■ **REQUIRED WORK**
Retype only the lines running from the line that contains "Generate a Python" to the line that contains "font=dict(family=FONT, size=size, color=color)))", inclusive, and leave the pictures behind.

■ **STORED DATA**

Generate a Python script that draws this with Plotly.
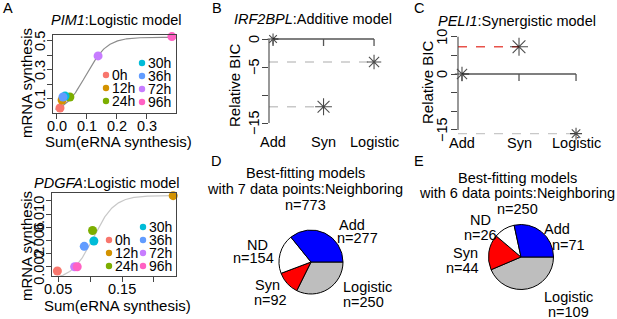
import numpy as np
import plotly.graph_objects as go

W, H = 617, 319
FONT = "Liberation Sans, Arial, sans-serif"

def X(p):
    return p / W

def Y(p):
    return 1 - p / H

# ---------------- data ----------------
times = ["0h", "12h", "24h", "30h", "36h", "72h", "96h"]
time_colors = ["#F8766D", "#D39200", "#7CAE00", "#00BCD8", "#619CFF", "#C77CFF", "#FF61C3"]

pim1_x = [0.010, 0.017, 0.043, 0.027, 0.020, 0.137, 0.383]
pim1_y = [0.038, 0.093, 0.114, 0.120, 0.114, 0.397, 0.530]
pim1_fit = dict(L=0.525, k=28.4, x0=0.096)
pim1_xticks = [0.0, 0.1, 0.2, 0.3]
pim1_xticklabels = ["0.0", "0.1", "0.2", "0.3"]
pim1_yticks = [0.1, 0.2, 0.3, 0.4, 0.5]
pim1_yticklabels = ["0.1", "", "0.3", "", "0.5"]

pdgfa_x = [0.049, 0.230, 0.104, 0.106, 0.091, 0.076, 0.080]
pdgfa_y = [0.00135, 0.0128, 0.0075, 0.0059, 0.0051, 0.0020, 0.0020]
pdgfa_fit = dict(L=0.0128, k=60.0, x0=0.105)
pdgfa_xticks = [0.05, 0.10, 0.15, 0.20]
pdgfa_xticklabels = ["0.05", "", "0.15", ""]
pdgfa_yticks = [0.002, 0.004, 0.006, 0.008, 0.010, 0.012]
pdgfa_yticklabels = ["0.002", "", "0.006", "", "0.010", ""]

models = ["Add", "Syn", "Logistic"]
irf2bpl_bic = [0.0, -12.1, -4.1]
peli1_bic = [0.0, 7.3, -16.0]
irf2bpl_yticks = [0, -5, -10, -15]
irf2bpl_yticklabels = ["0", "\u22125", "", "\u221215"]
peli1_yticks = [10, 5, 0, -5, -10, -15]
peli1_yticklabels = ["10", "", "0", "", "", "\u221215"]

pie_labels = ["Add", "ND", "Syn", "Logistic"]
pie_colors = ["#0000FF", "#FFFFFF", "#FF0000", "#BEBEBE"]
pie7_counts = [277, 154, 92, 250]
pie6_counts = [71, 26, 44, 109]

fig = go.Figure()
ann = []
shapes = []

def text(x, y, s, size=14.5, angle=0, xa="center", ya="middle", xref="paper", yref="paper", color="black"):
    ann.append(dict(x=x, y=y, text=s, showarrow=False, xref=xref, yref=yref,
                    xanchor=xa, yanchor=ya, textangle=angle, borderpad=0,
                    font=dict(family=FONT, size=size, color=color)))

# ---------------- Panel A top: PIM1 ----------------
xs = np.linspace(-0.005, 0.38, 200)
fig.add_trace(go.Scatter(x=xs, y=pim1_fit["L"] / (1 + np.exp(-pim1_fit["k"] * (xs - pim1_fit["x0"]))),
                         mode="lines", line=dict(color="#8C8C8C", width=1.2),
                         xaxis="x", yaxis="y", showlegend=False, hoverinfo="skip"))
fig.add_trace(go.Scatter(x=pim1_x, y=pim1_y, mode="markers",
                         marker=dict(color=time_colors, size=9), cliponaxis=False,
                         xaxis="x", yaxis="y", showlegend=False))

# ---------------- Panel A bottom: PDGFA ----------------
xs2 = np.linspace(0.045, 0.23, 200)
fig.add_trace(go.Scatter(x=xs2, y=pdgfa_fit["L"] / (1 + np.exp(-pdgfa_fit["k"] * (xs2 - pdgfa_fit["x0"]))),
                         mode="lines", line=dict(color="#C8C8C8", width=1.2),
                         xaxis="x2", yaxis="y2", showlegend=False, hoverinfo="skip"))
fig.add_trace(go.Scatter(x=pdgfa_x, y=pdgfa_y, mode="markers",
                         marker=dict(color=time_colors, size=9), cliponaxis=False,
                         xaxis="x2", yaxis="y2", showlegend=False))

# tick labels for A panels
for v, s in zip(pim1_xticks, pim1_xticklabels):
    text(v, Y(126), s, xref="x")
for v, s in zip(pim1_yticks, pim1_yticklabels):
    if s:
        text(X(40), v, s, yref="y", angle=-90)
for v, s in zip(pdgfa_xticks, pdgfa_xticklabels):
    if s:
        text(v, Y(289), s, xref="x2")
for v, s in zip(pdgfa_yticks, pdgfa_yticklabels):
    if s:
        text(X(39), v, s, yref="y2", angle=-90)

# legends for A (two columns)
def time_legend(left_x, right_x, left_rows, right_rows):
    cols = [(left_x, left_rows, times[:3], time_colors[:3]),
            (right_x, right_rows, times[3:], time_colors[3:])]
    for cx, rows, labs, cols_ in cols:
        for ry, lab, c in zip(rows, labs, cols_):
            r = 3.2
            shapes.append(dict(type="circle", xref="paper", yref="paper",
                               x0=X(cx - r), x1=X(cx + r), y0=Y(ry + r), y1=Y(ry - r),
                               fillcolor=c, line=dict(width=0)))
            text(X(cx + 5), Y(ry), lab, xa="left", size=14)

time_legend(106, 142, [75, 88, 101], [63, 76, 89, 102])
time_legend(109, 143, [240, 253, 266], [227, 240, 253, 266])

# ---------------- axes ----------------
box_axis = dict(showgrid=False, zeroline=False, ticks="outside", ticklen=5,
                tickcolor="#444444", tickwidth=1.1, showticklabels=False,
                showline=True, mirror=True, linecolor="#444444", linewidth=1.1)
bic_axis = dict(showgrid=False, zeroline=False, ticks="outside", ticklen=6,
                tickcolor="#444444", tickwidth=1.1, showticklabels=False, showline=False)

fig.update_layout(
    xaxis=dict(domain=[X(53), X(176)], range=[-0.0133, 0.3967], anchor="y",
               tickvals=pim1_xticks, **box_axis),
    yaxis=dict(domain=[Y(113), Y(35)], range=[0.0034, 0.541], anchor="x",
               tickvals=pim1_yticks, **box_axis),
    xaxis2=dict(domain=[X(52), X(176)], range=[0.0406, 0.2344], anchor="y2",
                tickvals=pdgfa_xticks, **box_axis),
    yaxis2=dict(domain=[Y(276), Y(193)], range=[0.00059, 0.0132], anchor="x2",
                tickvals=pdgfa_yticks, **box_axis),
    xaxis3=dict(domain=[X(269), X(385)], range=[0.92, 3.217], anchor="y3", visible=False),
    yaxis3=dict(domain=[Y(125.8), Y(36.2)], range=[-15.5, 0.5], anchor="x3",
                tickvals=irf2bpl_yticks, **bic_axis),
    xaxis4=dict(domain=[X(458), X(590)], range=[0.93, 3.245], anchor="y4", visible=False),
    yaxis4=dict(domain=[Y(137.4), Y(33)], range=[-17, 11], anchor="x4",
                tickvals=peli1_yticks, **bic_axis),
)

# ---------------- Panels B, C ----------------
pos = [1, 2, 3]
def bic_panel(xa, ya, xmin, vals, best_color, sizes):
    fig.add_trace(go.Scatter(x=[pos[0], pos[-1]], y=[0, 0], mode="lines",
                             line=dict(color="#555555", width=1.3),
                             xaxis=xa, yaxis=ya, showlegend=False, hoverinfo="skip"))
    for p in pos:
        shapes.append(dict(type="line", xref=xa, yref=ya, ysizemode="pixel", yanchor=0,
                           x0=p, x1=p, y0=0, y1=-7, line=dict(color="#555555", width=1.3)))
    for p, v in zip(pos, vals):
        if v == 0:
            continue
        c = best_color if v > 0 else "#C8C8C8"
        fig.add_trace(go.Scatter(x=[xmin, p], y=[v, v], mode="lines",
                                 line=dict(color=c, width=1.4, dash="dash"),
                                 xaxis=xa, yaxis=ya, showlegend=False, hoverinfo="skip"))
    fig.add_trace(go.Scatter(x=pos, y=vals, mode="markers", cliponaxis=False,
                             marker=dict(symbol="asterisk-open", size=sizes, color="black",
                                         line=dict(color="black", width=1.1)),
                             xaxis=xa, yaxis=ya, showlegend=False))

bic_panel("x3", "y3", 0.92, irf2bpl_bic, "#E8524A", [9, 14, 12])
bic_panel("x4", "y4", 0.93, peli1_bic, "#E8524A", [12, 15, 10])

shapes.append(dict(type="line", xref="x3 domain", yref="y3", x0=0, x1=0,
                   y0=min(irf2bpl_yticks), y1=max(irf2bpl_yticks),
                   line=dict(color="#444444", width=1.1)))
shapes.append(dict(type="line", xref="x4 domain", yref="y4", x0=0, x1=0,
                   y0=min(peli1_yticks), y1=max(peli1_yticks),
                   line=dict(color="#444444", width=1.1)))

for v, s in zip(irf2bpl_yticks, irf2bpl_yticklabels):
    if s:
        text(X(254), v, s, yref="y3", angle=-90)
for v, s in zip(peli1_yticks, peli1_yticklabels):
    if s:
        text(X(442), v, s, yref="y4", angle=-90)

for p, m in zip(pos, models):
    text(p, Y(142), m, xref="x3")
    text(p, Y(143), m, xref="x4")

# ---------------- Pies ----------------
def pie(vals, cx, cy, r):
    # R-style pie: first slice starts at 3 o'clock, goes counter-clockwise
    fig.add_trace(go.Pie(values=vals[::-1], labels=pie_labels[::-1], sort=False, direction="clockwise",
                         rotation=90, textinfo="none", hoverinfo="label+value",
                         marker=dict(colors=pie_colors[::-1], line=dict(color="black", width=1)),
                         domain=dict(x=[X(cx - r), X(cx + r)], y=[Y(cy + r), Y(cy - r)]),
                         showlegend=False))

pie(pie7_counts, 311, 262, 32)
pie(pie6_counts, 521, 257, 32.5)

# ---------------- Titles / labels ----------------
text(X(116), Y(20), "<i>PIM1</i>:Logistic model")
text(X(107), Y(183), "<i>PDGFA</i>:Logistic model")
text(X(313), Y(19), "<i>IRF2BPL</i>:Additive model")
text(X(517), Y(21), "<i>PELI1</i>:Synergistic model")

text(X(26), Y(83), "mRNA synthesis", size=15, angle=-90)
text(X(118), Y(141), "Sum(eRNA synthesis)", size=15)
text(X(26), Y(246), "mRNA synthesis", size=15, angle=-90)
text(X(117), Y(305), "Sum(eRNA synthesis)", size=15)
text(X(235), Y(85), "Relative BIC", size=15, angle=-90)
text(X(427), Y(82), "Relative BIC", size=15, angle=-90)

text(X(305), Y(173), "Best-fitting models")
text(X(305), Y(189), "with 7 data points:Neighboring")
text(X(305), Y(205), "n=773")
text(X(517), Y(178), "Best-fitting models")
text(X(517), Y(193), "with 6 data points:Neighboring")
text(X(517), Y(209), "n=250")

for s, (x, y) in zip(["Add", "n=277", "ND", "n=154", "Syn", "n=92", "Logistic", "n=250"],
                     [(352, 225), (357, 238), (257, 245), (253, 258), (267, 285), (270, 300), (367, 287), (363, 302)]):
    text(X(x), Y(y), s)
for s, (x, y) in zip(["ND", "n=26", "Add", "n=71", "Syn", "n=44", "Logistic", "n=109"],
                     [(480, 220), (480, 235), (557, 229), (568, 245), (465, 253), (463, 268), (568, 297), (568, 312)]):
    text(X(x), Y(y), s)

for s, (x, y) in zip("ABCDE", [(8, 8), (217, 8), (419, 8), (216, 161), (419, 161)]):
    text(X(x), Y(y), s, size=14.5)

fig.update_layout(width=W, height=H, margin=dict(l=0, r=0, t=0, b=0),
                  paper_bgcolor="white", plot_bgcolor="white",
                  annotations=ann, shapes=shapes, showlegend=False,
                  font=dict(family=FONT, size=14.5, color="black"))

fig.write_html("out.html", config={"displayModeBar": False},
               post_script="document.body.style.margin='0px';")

==

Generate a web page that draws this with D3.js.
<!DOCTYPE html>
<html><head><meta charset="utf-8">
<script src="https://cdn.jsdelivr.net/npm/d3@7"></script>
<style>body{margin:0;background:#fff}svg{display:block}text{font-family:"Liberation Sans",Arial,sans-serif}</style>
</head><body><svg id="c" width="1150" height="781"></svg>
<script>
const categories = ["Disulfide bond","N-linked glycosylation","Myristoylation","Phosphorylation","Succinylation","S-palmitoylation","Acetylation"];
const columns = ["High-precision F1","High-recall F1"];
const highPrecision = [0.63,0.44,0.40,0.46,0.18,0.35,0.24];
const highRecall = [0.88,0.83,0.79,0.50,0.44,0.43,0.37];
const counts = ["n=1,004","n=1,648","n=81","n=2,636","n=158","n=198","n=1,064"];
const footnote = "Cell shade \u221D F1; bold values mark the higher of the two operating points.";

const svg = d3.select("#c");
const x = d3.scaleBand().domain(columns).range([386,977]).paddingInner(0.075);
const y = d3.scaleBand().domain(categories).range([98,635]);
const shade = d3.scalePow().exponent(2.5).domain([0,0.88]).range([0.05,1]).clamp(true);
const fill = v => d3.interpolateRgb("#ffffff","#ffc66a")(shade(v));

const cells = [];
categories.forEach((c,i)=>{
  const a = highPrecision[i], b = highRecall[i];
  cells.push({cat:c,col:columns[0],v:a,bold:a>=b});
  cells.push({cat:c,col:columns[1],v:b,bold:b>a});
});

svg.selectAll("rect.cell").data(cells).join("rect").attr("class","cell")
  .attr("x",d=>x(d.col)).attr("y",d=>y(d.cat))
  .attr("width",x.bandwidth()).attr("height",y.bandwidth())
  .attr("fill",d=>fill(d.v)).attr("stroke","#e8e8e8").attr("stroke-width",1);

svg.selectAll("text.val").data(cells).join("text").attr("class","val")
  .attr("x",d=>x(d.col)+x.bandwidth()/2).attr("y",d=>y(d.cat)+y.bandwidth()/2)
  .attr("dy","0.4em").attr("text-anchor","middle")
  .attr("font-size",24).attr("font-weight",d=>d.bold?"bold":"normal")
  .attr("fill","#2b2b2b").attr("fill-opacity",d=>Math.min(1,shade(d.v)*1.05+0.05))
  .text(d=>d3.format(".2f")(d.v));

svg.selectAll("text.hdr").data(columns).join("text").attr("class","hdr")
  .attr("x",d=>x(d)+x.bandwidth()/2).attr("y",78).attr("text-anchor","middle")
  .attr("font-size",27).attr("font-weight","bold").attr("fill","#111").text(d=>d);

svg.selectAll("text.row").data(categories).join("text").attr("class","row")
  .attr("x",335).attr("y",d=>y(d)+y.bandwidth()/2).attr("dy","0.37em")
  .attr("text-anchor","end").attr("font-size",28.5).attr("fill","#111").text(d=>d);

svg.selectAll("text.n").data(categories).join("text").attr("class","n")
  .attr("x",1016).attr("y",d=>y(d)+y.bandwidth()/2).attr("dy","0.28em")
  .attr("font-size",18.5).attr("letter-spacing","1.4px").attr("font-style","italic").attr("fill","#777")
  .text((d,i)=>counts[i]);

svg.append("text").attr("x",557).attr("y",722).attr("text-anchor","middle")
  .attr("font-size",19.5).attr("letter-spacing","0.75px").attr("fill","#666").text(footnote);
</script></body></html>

■ **ANSWER IN FULL**
Generate a Python script that draws this with Plotly.
import numpy as np
import plotly.graph_objects as go

W, H = 617, 319
FONT = "Liberation Sans, Arial, sans-serif"

def X(p):
    return p / W

def Y(p):
    return 1 - p / H

# ---------------- data ----------------
times = ["0h", "12h", "24h", "30h", "36h", "72h", "96h"]
time_colors = ["#F8766D", "#D39200", "#7CAE00", "#00BCD8", "#619CFF", "#C77CFF", "#FF61C3"]

pim1_x = [0.010, 0.017, 0.043, 0.027, 0.020, 0.137, 0.383]
pim1_y = [0.038, 0.093, 0.114, 0.120, 0.114, 0.397, 0.530]
pim1_fit = dict(L=0.525, k=28.4, x0=0.096)
pim1_xticks = [0.0, 0.1, 0.2, 0.3]
pim1_xticklabels = ["0.0", "0.1", "0.2", "0.3"]
pim1_yticks = [0.1, 0.2, 0.3, 0.4, 0.5]
pim1_yticklabels = ["0.1", "", "0.3", "", "0.5"]

pdgfa_x = [0.049, 0.230, 0.104, 0.106, 0.091, 0.076, 0.080]
pdgfa_y = [0.00135, 0.0128, 0.0075, 0.0059, 0.0051, 0.0020, 0.0020]
pdgfa_fit = dict(L=0.0128, k=60.0, x0=0.105)
pdgfa_xticks = [0.05, 0.10, 0.15, 0.20]
pdgfa_xticklabels = ["0.05", "", "0.15", ""]
pdgfa_yticks = [0.002, 0.004, 0.006, 0.008, 0.010, 0.012]
pdgfa_yticklabels = ["0.002", "", "0.006", "", "0.010", ""]

models = ["Add", "Syn", "Logistic"]
irf2bpl_bic = [0.0, -12.1, -4.1]
peli1_bic = [0.0, 7.3, -16.0]
irf2bpl_yticks = [0, -5, -10, -15]
irf2bpl_yticklabels = ["0", "\u22125", "", "\u221215"]
peli1_yticks = [10, 5, 0, -5, -10, -15]
peli1_yticklabels = ["10", "", "0", "", "", "\u221215"]

pie_labels = ["Add", "ND", "Syn", "Logistic"]
pie_colors = ["#0000FF", "#FFFFFF", "#FF0000", "#BEBEBE"]
pie7_counts = [277, 154, 92, 250]
pie6_counts = [71, 26, 44, 109]

fig = go.Figure()
ann = []
shapes = []

def text(x, y, s, size=14.5, angle=0, xa="center", ya="middle", xref="paper", yref="paper", color="black"):
    ann.append(dict(x=x, y=y, text=s, showarrow=False, xref=xref, yref=yref,
                    xanchor=xa, yanchor=ya, textangle=angle, borderpad=0,
                    font=dict(family=FONT, size=size, color=color)))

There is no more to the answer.